Alright, kids. Gather ‘round the malfunctioning space heater. I’ve got something here that smells like melted transistors and teenage angst. It’s a box. A $250 box. And it’s called… Regrets – by the folks at Non-Human Audio.
Now, you might think that’s a bummer of a name for a gadget that’s supposed to make you sound like a beautiful, crying angel. And you’d be half-right. It is a bummer. It’s the bummer of missing the last train home. It’s the sound of a Polaroid developing in reverse. It’s the feeling of standing in the rain looking at a phone that isn’t going to ring.
The creator, some cat named Kelly, had the radical idea to name the pedal after what it felt like, not what it sounded like. Genius. Or lunacy. Usually the same thing. They say it’s got “nostalgic, longing sound.” Yeah. That’s one word for it. Another word is “existential dread with a sweet, sweet tail.”
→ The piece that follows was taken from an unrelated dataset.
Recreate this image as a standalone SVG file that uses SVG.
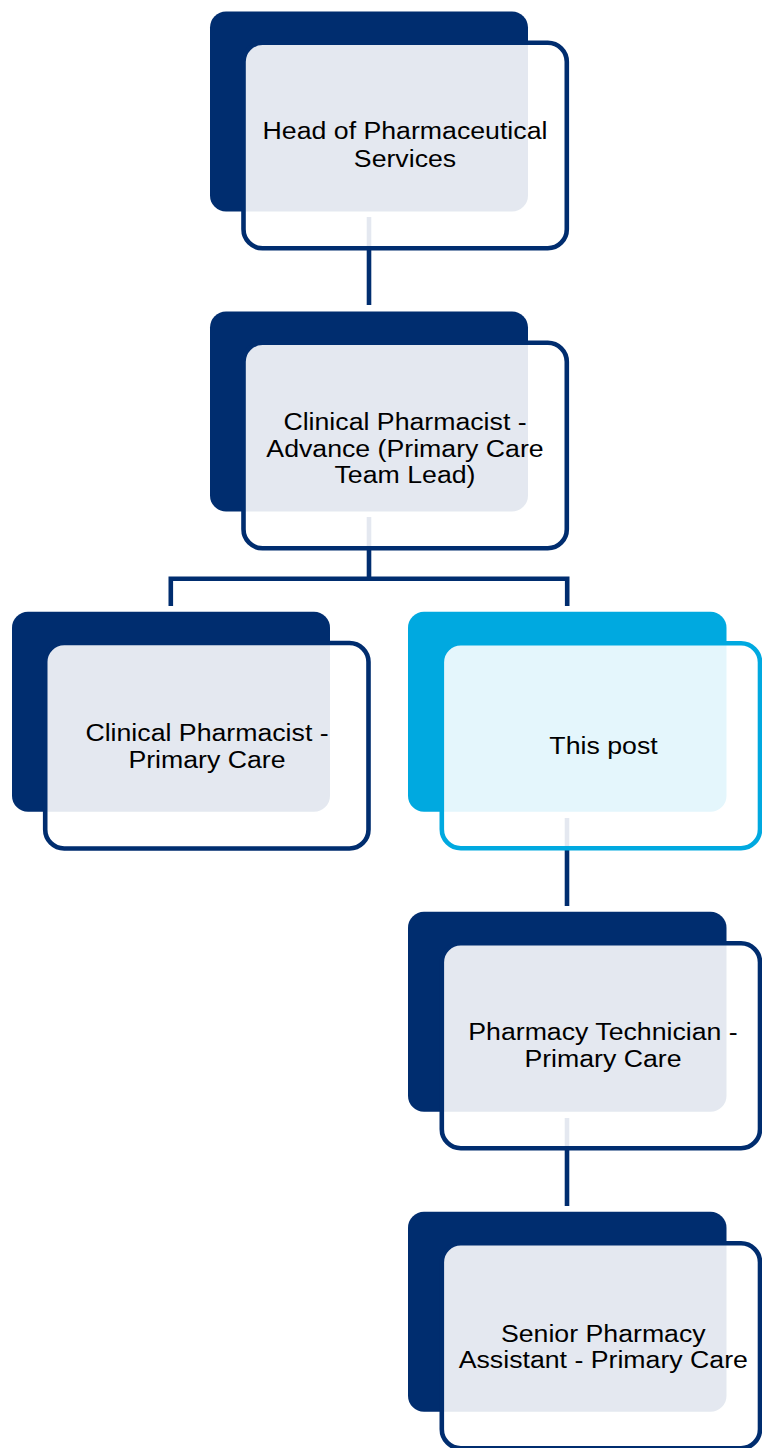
<svg xmlns="http://www.w3.org/2000/svg" width="762" height="1448" viewBox="0 0 762 1448">
<style>
.bg{fill:#fff}
.conn{fill:none;stroke:#002d6f;stroke-width:4.6;stroke-linejoin:miter}
.back{fill:#002d6f}
.back.hl{fill:#00a9e0}
.front{fill:#fff;fill-opacity:0.895;stroke:#002d6f;stroke-width:4.6}
.front.hl{stroke:#00a9e0}
.lbl{font-family:"Liberation Sans",Arial,sans-serif;font-size:24.5px;fill:#000;text-anchor:middle}
</style>
<rect class="bg" x="0" y="0" width="762" height="1448"/>
<g id="connectors">
<path class="conn" d="M369 217V305"/>
<path class="conn" d="M369 517V578.8H567.2V606"/>
<path class="conn" d="M369 578.8H170.8V606"/>
<path class="conn" d="M567 818V906"/>
<path class="conn" d="M567 1118V1206"/>
</g>
<g id="node-head">
<rect class="back" x="210" y="11.5" width="318" height="200" rx="16"/>
<rect class="front" x="243.5" y="42.8" width="323.3" height="205.5" rx="19"/>
<text class="lbl" transform="translate(405 0) scale(1.09 1)"><tspan x="0" y="139.3">Head of Pharmaceutical</tspan><tspan x="0" y="166.7">Services</tspan></text>
</g>
<g id="node-advance">
<rect class="back" x="210" y="311.5" width="318" height="200" rx="16"/>
<rect class="front" x="243.5" y="342.8" width="323.3" height="205.5" rx="19"/>
<text class="lbl" transform="translate(405 0) scale(1.09 1)"><tspan x="0" y="429.8">Clinical Pharmacist -</tspan><tspan x="0" y="456.7">Advance (Primary Care</tspan><tspan x="0" y="483.3">Team Lead)</tspan></text>
</g>
<g id="node-clinical">
<rect class="back" x="12" y="611.7" width="318" height="200" rx="16"/>
<rect class="front" x="45.2" y="643" width="323.3" height="205.5" rx="19"/>
<text class="lbl" transform="translate(207 0) scale(1.09 1)"><tspan x="0" y="741">Clinical Pharmacist -</tspan><tspan x="0" y="767.7">Primary Care</tspan></text>
</g>
<g id="node-this-post">
<rect class="back hl" x="408" y="611.7" width="318.5" height="200" rx="16"/>
<rect class="front hl" x="441.8" y="643.3" width="318.2" height="205" rx="19"/>
<text class="lbl" transform="translate(603.5 0) scale(1.09 1)"><tspan x="0" y="754.3">This post</tspan></text>
</g>
<g id="node-technician">
<rect class="back" x="408" y="911.7" width="318.5" height="200" rx="16"/>
<rect class="front" x="441.8" y="943.3" width="318.2" height="205" rx="19"/>
<text class="lbl" transform="translate(603 0) scale(1.09 1)"><tspan x="0" y="1039.6">Pharmacy Technician -</tspan><tspan x="0" y="1066.8">Primary Care</tspan></text>
</g>
<g id="node-assistant">
<rect class="back" x="408" y="1211.7" width="318.5" height="200" rx="16"/>
<rect class="front" x="441.8" y="1243.3" width="318.2" height="205" rx="19"/>
<text class="lbl" transform="translate(603.3 0) scale(1.09 1)"><tspan x="0" y="1341.7">Senior Pharmacy</tspan><tspan x="0" y="1368">Assistant - Primary Care</tspan></text>
</g>
</svg>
Forget your standard “room” reverb. This ain’t a room. It’s a wrecking yard. It’s the inside of a cavern after the bats have all flown south for the winter. Short, lush, ambient, textured, whatever. The point is, it doesn’t just add space to your sound. It adds weight. It makes every note seem like it’s already over, like it’s looking back at you over its shoulder, smirking.
Since we’re talking about this tin can of emotional fallout, here’s what you’re twisting your greasy mitts around:
Decay Time – How long you want the ghost to hang around. Short makes it a cramped bathroom. Long makes it the Grand Canyon after a tearful goodbye.
Dampening – This is the sock in the throat. Turn it up and the reverb gets all muffled and polite, like it’s apologizing for existing. Turn it down and it rings like a bell that’s seen some things.
Mix – How much of your clean signal gets drowned in the murk. Dry is just you, naked and afraid. Wet is you submerged in six feet of bad decisions.
The “Other Tricks” – They don’t name ’em, because of course they don’t. But apparently, they muck with the feeling instead of just the sound. Voodoo. Mojo. Or maybe just bad soldering. Who knows? That’s the fun of it.
Don’t buy it unless you’re ready to stare into the abyss of your own mistakes and find a pretty good chord progression staring back. Open order. You might have to wait. Like, you know, for a feeling you can’t shake.